• [GIVEN EXERCISE]:
Drop every picture. Then return, exactly, the lines from the beginning of the listing below through the one containing "const yTicks = [0, 5, 10, 15, 20, 25]".

::::::::

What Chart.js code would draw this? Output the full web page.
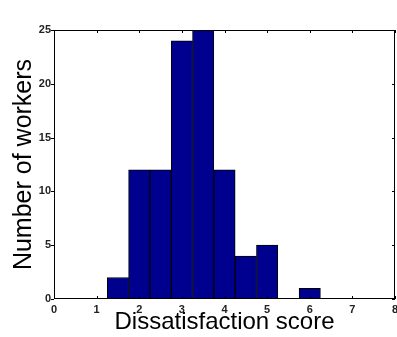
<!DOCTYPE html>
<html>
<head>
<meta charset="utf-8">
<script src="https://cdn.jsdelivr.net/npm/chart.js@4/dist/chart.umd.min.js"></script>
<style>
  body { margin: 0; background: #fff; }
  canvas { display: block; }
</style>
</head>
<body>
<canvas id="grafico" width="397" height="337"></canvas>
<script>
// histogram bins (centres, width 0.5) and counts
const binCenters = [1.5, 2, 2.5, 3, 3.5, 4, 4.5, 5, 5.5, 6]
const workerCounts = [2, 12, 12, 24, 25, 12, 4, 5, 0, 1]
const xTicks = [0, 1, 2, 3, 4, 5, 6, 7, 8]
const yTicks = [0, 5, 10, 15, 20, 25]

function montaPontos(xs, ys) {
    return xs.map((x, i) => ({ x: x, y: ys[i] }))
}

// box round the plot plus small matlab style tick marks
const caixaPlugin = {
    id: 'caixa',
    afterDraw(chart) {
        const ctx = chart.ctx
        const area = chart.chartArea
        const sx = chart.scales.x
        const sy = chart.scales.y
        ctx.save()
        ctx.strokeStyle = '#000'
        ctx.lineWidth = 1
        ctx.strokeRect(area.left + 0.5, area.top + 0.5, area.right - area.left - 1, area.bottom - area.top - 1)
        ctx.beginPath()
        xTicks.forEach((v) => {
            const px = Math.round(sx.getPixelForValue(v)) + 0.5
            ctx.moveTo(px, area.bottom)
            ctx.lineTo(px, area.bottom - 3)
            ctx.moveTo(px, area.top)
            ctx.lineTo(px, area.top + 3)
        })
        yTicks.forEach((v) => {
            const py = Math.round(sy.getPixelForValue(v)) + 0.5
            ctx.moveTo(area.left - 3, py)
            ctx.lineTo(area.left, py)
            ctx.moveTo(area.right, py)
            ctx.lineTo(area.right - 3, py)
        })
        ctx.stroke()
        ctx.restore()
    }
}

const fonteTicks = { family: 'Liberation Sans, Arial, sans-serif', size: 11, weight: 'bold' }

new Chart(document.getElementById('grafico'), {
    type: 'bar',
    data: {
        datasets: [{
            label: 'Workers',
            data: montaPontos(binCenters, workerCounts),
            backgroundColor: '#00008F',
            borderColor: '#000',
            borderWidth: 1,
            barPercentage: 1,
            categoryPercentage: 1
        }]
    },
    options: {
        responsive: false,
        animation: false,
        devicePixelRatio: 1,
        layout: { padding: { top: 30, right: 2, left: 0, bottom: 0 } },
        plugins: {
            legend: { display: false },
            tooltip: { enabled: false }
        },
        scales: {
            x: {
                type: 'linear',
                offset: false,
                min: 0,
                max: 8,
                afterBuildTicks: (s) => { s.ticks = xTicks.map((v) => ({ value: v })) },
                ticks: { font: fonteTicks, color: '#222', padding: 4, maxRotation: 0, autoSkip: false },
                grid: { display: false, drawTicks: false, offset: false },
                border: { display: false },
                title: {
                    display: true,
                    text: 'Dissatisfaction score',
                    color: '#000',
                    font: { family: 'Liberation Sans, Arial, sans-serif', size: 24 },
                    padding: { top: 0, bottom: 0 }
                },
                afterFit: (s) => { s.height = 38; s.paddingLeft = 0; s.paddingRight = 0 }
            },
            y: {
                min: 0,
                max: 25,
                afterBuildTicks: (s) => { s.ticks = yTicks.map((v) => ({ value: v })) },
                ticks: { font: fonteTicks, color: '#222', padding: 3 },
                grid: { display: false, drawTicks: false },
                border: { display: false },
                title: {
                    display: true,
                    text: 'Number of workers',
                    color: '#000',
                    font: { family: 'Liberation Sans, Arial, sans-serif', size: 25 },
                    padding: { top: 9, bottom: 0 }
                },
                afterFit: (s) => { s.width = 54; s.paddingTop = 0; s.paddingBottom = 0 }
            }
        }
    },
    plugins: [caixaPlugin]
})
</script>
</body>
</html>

::::::::

• [OUTPUT OF THE TASK]:
What Chart.js code would draw this? Output the full web page.
<!DOCTYPE html>
<html>
<head>
<meta charset="utf-8">
<script src="https://cdn.jsdelivr.net/npm/chart.js@4/dist/chart.umd.min.js"></script>
<style>
  body { margin: 0; background: #fff; }
  canvas { display: block; }
</style>
</head>
<body>
<canvas id="grafico" width="397" height="337"></canvas>
<script>
// histogram bins (centres, width 0.5) and counts
const binCenters = [1.5, 2, 2.5, 3, 3.5, 4, 4.5, 5, 5.5, 6]
const workerCounts = [2, 12, 12, 24, 25, 12, 4, 5, 0, 1]
const xTicks = [0, 1, 2, 3, 4, 5, 6, 7, 8]
const yTicks = [0, 5, 10, 15, 20, 25]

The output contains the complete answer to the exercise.